Macht und Verantwortung
Nur eine kleine römische Zwei auf dem Buchrücken deutet bei geschlossenem Buch an, was angesichts der Dicke des Buches zunächst unwahrscheinlich scheint: es handelt sich bei diesem Buch
tatsächlich nur um den zweiten Band einer Helmut Schmidt-Biographie. Den ersten Teil hat Hartmut Soell vor fünf Jahren - zu Schmidts 85. Geburtstag - unter dem Titel "Vernunft und Leidenschaft"
herausgebracht.
Für den zweiten Teil der Biographie hat Soell den Titel "Macht und Verantwortung" gewählt. Er umreißt damit den Kern von Schmidts Karriere in den Jahren nach 1969 mit zwei zentralen
Schlagworten. Die Übernahme zunächst des Verteidigungs-, dann des Finanzministeriums und schließlich der Kanzlerschaft bedeutete Machtzuwachs. Schmidt gelang es jedoch auf einzigartige Weise
diese Macht durch eigenes Verantwortungs- und Pflichtgefühl im positiven Sinne zu begrenzen. So äußerte Schmidt etwa auf einem Bundesparteitag der SPD im Jahr 1977: "…der politisch Handelnde hat
die tatsächlichen Folgen - einschließlich der von ihm nicht gewünschten Nebenwirkungen seines Handeln genauso zu verantworten, wie er seine guten Vorsätze zu verantworten hat." (Zitat auf Seite
792).
Da Soells Buch vor allem eine politische Biographie des fünften Bundeskanzlers der Bundesrepublik Deutschland ist, ist es nicht überraschend, dass die Jahre zwischen 1969 und 1982 - den
größten Teil des Buches einnehmen: während diese Zeit auf knapp 900 Seiten dargestellt wird, finden die Jahre von1982 bis heute auf nur etwa 50 Seiten statt.
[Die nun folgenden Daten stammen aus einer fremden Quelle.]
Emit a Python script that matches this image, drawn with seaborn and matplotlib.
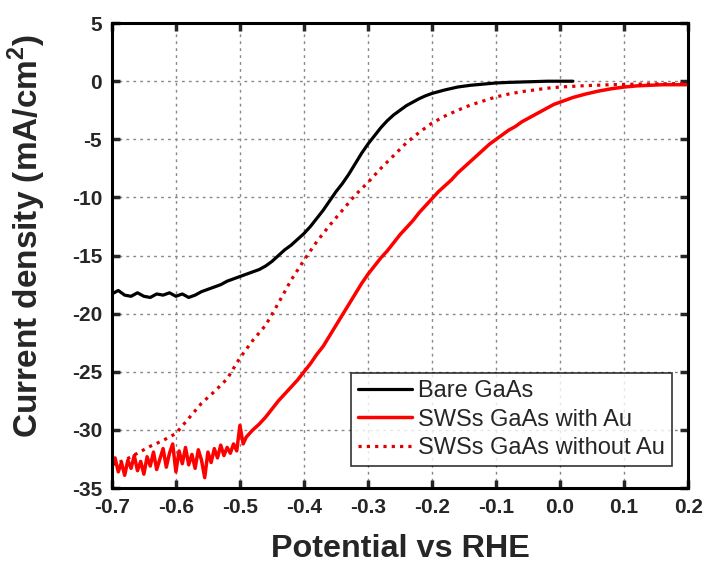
import numpy as np
import pandas as pd
import seaborn as sns
import matplotlib.pyplot as plt

# Potential (V vs RHE) and current density (mA/cm2)
bare_x = [-0.70, -0.69, -0.68, -0.67, -0.66, -0.65, -0.64, -0.63, -0.62, -0.61,
          -0.60, -0.59, -0.58, -0.57, -0.56, -0.55, -0.54, -0.53, -0.52, -0.51,
          -0.50, -0.49, -0.48, -0.47, -0.46, -0.45, -0.44, -0.43, -0.42, -0.41,
          -0.40, -0.39, -0.38, -0.37, -0.36, -0.35, -0.34, -0.33, -0.32, -0.31,
          -0.30, -0.29, -0.28, -0.27, -0.26, -0.25, -0.24, -0.23, -0.22, -0.21,
          -0.20, -0.18, -0.16, -0.14, -0.12, -0.10, -0.08, -0.05, -0.02, 0.02]
bare_y = [-18.3, -18.0, -18.4, -18.5, -18.2, -18.5, -18.6, -18.3, -18.4, -18.2,
          -18.5, -18.3, -18.6, -18.4, -18.1, -17.9, -17.7, -17.5, -17.2, -17.0,
          -16.8, -16.6, -16.4, -16.2, -15.9, -15.5, -15.0, -14.5, -14.1, -13.6,
          -13.1, -12.5, -11.8, -11.1, -10.3, -9.5, -8.8, -8.0, -7.1, -6.2,
          -5.4, -4.7, -4.0, -3.4, -2.9, -2.5, -2.1, -1.8, -1.5, -1.25,
          -1.05, -0.75, -0.5, -0.35, -0.25, -0.15, -0.1, -0.05, 0.0, 0.0]

au_x = [-0.700, -0.695, -0.690, -0.685, -0.680, -0.675, -0.670, -0.665, -0.660, -0.655,
        -0.650, -0.645, -0.640, -0.635, -0.630, -0.625, -0.620, -0.615, -0.610, -0.605,
        -0.600, -0.595, -0.590, -0.585, -0.580, -0.575, -0.570, -0.565, -0.560, -0.555,
        -0.550, -0.545, -0.540, -0.535, -0.530, -0.525, -0.520, -0.515, -0.510, -0.505,
        -0.500, -0.495, -0.490,
        -0.48, -0.47, -0.46, -0.45, -0.44, -0.43, -0.42, -0.41, -0.40, -0.39,
        -0.38, -0.37, -0.36, -0.35, -0.34, -0.33, -0.32, -0.31, -0.30, -0.29,
        -0.28, -0.27, -0.26, -0.25, -0.24, -0.23, -0.22, -0.21, -0.20, -0.19,
        -0.18, -0.17, -0.16, -0.15, -0.14, -0.13, -0.12, -0.11, -0.10, -0.09,
        -0.08, -0.07, -0.06, -0.05, -0.04, -0.03, -0.02, -0.01, 0.00, 0.02,
        0.04, 0.06, 0.08, 0.10, 0.12, 0.14, 0.16, 0.18, 0.20]
au_y = [-33.2, -32.4, -33.6, -32.8, -33.9, -32.6, -33.3, -32.2, -33.5, -32.7,
        -33.8, -32.3, -33.1, -31.9, -33.4, -32.5, -31.6, -33.2, -32.0, -31.2,
        -33.6, -31.8, -32.9, -31.5, -33.0, -32.1, -33.3, -31.7, -32.6, -34.1,
        -31.9, -32.8, -31.6, -32.4, -31.3, -32.2, -31.5, -32.0, -31.2, -31.8,
        -29.6, -31.2, -30.6,
        -30.0, -29.5, -28.9, -28.2, -27.5, -26.9, -26.3, -25.7, -25.0, -24.3,
        -23.5, -22.8, -21.9, -21.0, -20.1, -19.2, -18.3, -17.4, -16.6, -15.9,
        -15.2, -14.6, -13.9, -13.2, -12.6, -12.0, -11.3, -10.7, -10.1, -9.5,
        -9.0, -8.5, -7.9, -7.4, -6.9, -6.4, -5.9, -5.4, -5.0, -4.6,
        -4.2, -3.9, -3.5, -3.2, -2.9, -2.6, -2.3, -2.0, -1.8, -1.4,
        -1.1, -0.85, -0.65, -0.5, -0.4, -0.35, -0.3, -0.3, -0.3]

noau_x = [-0.70, -0.68, -0.66, -0.64, -0.62, -0.60, -0.58, -0.56, -0.54, -0.52,
          -0.50, -0.48, -0.46, -0.44, -0.42, -0.40, -0.38, -0.36, -0.34, -0.32,
          -0.30, -0.28, -0.26, -0.24, -0.22, -0.20, -0.18, -0.16, -0.14, -0.12,
          -0.10, -0.08, -0.06, -0.04, -0.02, 0.00, 0.04, 0.08, 0.12, 0.16, 0.20]
noau_y = [-33.0, -32.6, -32.0, -31.4, -30.9, -30.3, -29.0, -27.7, -26.7, -25.6,
          -23.8, -22.3, -21.0, -19.1, -17.1, -15.4, -13.8, -12.4, -11.1, -9.8,
          -8.7, -7.5, -6.4, -5.3, -4.4, -3.6, -3.0, -2.5, -2.05, -1.7,
          -1.35, -1.1, -0.9, -0.75, -0.6, -0.5, -0.38, -0.3, -0.25, -0.22, -0.2]

x_ticks = [-0.7, -0.6, -0.5, -0.4, -0.3, -0.2, -0.1, 0.0, 0.1, 0.2]
x_labels = ["-0.7", "-0.6", "-0.5", "-0.4", "-0.3", "-0.2", "-0.1", "0.0", "0.1", "0.2"]
y_ticks = [-35, -30, -25, -20, -15, -10, -5, 0, 5]
y_labels = ["-35", "-30", "-25", "-20", "-15", "-10", "-5", "0", "5"]

sns.set_style("ticks")
plt.rcParams['font.family'] = ['Liberation Sans', 'DejaVu Sans']
plt.rcParams['axes.unicode_minus'] = False
plt.rcParams['mathtext.fontset'] = 'custom'
plt.rcParams['mathtext.bf'] = 'Liberation Sans:bold'
plt.rcParams['mathtext.rm'] = 'Liberation Sans:bold'

fig, ax = plt.subplots(figsize=(7.08, 5.63), dpi=100)
plt.subplots_adjust(left=0.158, right=0.972, bottom=0.133, top=0.959)

sns.lineplot(x=bare_x, y=bare_y, color='black', lw=2.3, sort=False,
             estimator=None, label='Bare GaAs', ax=ax)
sns.lineplot(x=au_x, y=au_y, color='#ff0000', lw=2.5, sort=False,
             estimator=None, label='SWSs GaAs with Au', ax=ax)
sns.lineplot(x=noau_x, y=noau_y, color='#e00000', lw=2.3, sort=False,
             estimator=None, label='SWSs GaAs without Au', ax=ax)
ax.lines[2].set_linestyle((0, (1, 1.6)))

ax.set_xlim(-0.7, 0.2)
ax.set_ylim(-35, 5)
ax.set_xticks(x_ticks)
ax.set_xticklabels(x_labels)
ax.set_yticks(y_ticks)
ax.set_yticklabels(y_labels)
ax.grid(True, color='#888888', linestyle=(0, (2, 3)), lw=1)
ax.tick_params(direction='in', length=6, width=2.5, top=True, right=True,
               labelsize=15, pad=7)
for lab in ax.get_xticklabels() + ax.get_yticklabels():
    lab.set_fontweight('bold')
for s in ax.spines.values():
    s.set_linewidth(2.2)
    s.set_color('black')

ax.set_xlabel("Potential vs RHE", fontsize=23.3, fontweight='bold', labelpad=12)
ax.set_ylabel("Current density (mA/cm$^{2}$)", fontsize=24, fontweight='bold')
ax.yaxis.set_label_coords(-0.11, 0.542)

leg = ax.legend(loc='lower right', bbox_to_anchor=(0.972, 0.047), borderaxespad=0,
                fontsize=17, frameon=True, fancybox=False, edgecolor='black',
                handlelength=2.3, handletextpad=0.25, borderpad=0.3,
                labelspacing=0.28)
leg.get_frame().set_linewidth(1.2)

plt.savefig("out.png", dpi=100)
Mitarbeiter, Historiker und Politiker
Der Autor, Hartmut Soell, war beim Verfassen des Buches in der komfortablen Situation, verschiedene Perspektiven auf die politischen Entwicklungen der 60er, 70er und 80er Jahre zu haben. So
arbeitete er bei der SPD-Bundestagsfraktion als persönlicher Mitarbeiter des Fraktionsvorsitzenden Schmidt, lehrte und forschte als Historiker und lernte die Realitäten des politischen Lebens als
langjähriger Bundestagabgeordneter selbst kennen. Diese Sachkompetenz ist dem Buch anzumerken. Soell gelingt es, ein sehr vielseitiges Bild verschiedener politischer Ereignisse zu zeichnen. In
seinen Ausführungen berücksichtigt er innere wie äußere Verhältnisse und lässt auch den historischen Erfahrungshorizont seiner Akteure nicht außer Acht. Hartmut Soell - selbst Sozialdemokrat -
nähert sich seinem Thema vorurteilsfrei und verschweigt auch nicht die Probleme, die die SPD jener Jahre hatte. So widmet er sich etwa auch in einem eigenen Kapitel dem schwierigen Verhältnis,
das Helmut Schmidt zu den Jusos oder vielmehr die Jusos zu ihm hatten.
Fazit
Die Komplexität des Buches hat aber auch einen Nachteil. Das Buch eignet sich nicht unbedingt als gemütliche Feierabendlektüre. Durch seine eher wissenschaftliche Art sollte es mit einem
gewissen Grad an Konzentration gelesen werden. Darüber hinaus könnte sich der eine oder andere Leser ohne Vorkenntnisse an der einen oder anderen Stelle von den zahlreichen Namen und
Begebenheiten erschlagen fühlen. Mit ein paar Grundkenntnissen ist die Lektüre dieses Buches jedoch eine Bereicherung, die nicht nur das eigene historische Wissen erweitert sondern auch die
Wurzeln vieler aktueller Fragen aufdeckt. Für den Historiker hat dieses Buch durchaus den Wert eines Standardwerkes, welches bisher ohnegleichen ist.
Hartmut Soell: Helmut Schmidt. Macht und Verantwortung: 1969 bis
heute, 1088 Seiten, mit Abbildungen, Deutsche Verlags-Anstalt, München 2008, ISBN: 978-3-421-05795-2, € 39,95.